Her black and white photo murals of Parisian cafes are among the distinctive interior design elements at the French Cafe, which Samuel Mercer developed with Cedric Hartman. Her photo project for the cafe first brought her to America.

While a familiar figure to Market denizens for her culinary endeavors, her photography is decidedly less known, though in plain view. She’s exhibited her work in galleries around the world but seldom locally. This despite the fact she oversees the Moving Gallery. Mercer said, “I could easily show there but I think that’s not for me to do that.”

There are practical reasons why so much of her work is showing now after years of scant exhibition activity. First of all, she doesn’t believe in over-exposing herself. “I think one should not be overseen,” she said.

Then she’s been busy. “I had lots to do,” she said, referring to her many Mercer Old Market duties, including launching restaurants. She keeps the books for the two the Mercers still own. Several “intense” photo installation projects she did in Asia with designer John Morford kept her occupied.

So, all along she’s been practicing her craft, just not exhibiting. But she’s built a tremendous body of work.

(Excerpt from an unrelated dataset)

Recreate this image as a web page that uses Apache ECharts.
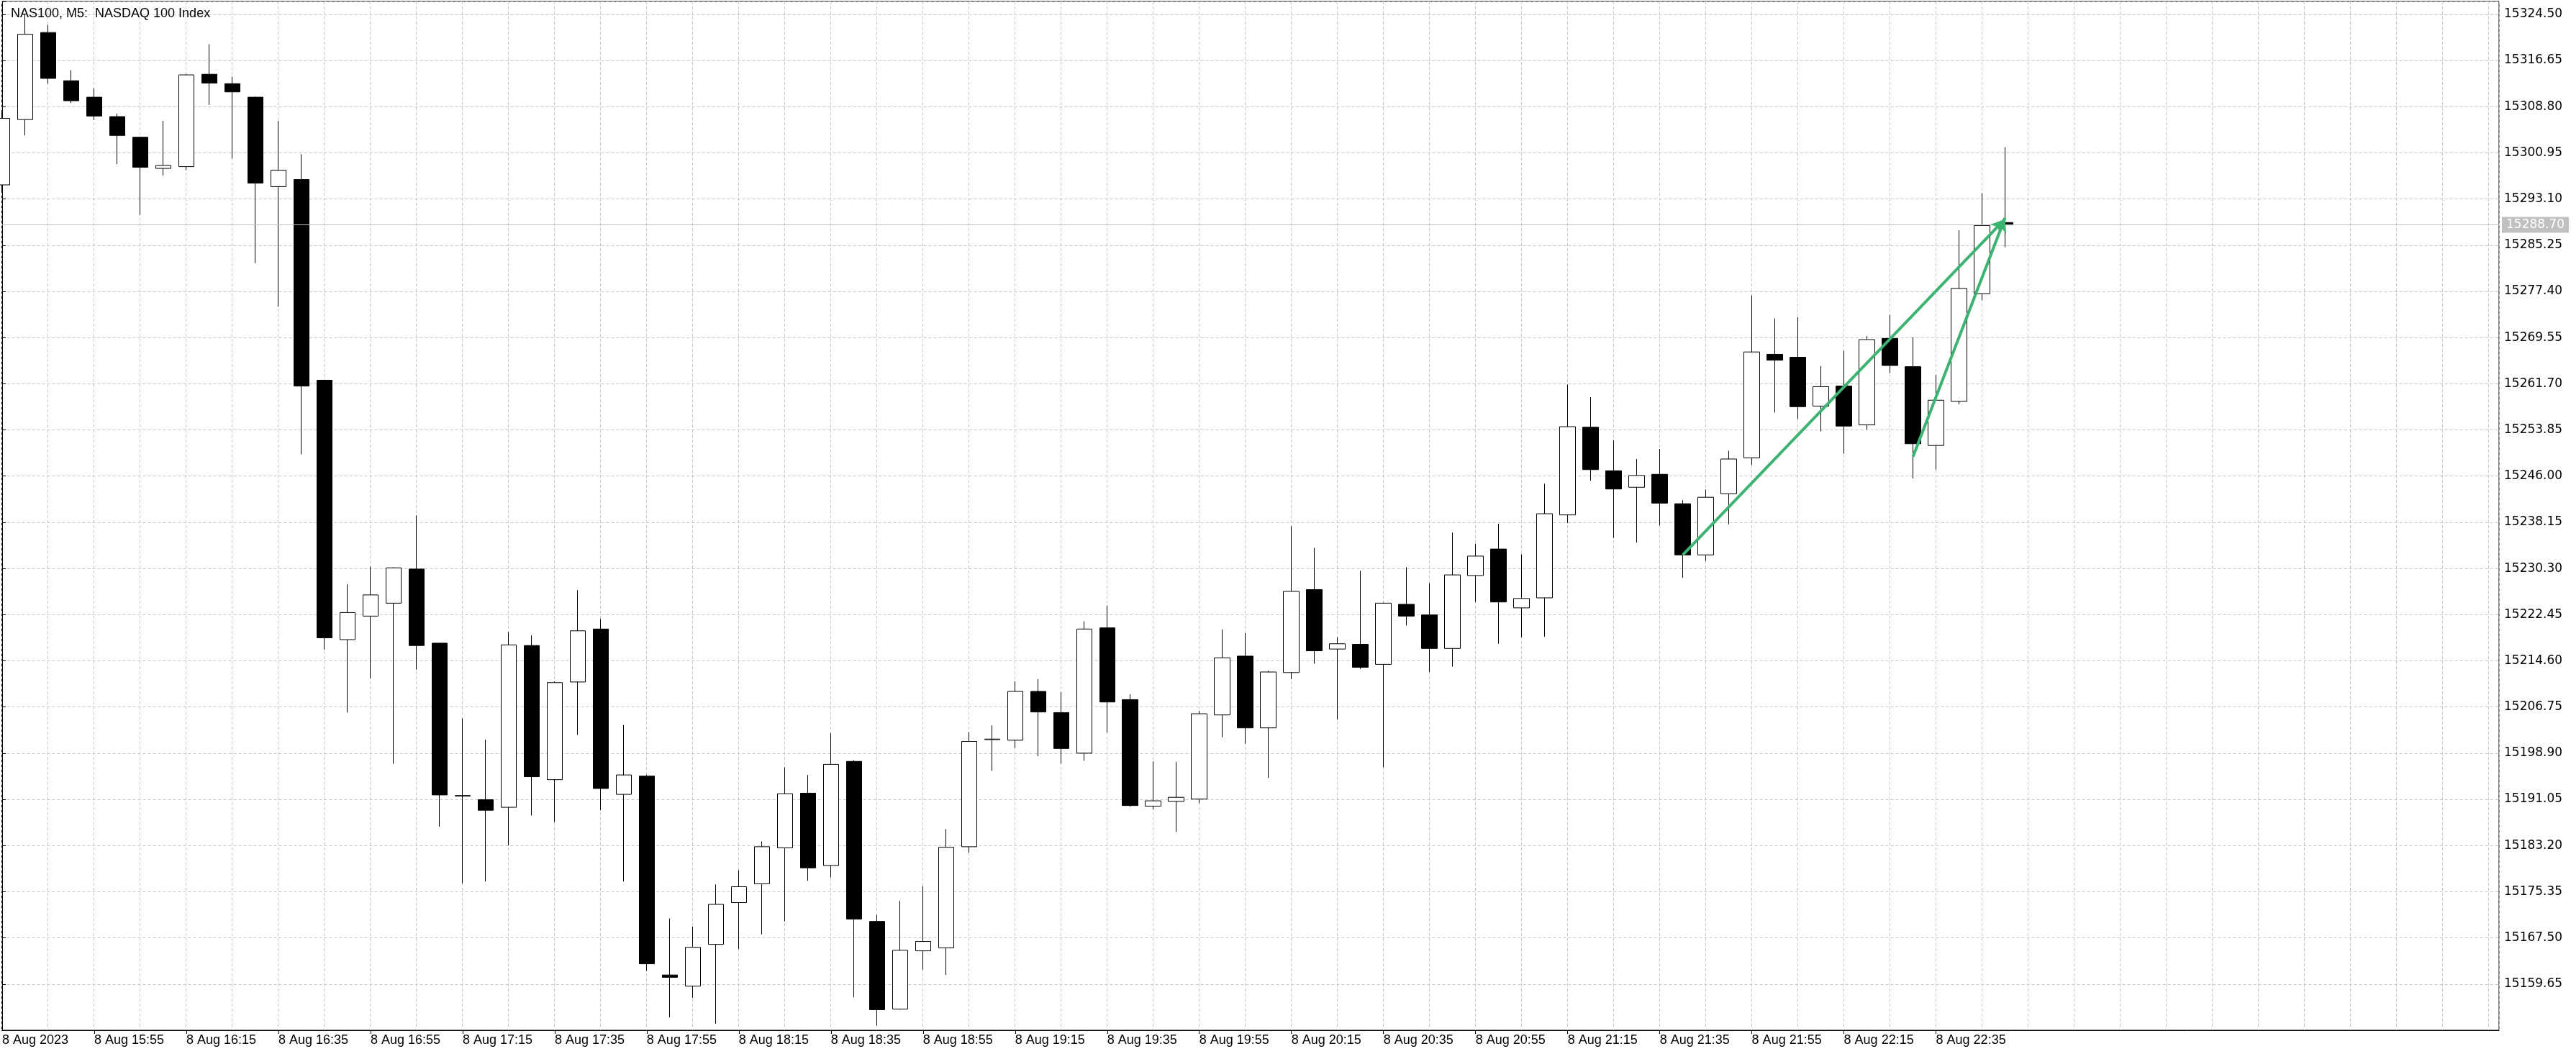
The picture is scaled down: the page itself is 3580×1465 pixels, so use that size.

“I work every day a lot on photography,” she said.

Exhibiting isn’t everything. The culinary arts are creative, too. “Making a restaurant is something so beautiful. It’s something for the people. It’s just like a painting,” she said, before adding,“It’s just like theater, too.”

She’s a bit taken aback by all the attention directed her way these days, but she’s “not surprised.” Always open to change, she’s now experimenting with some new portraiture techniques, ready to reinvent herself again.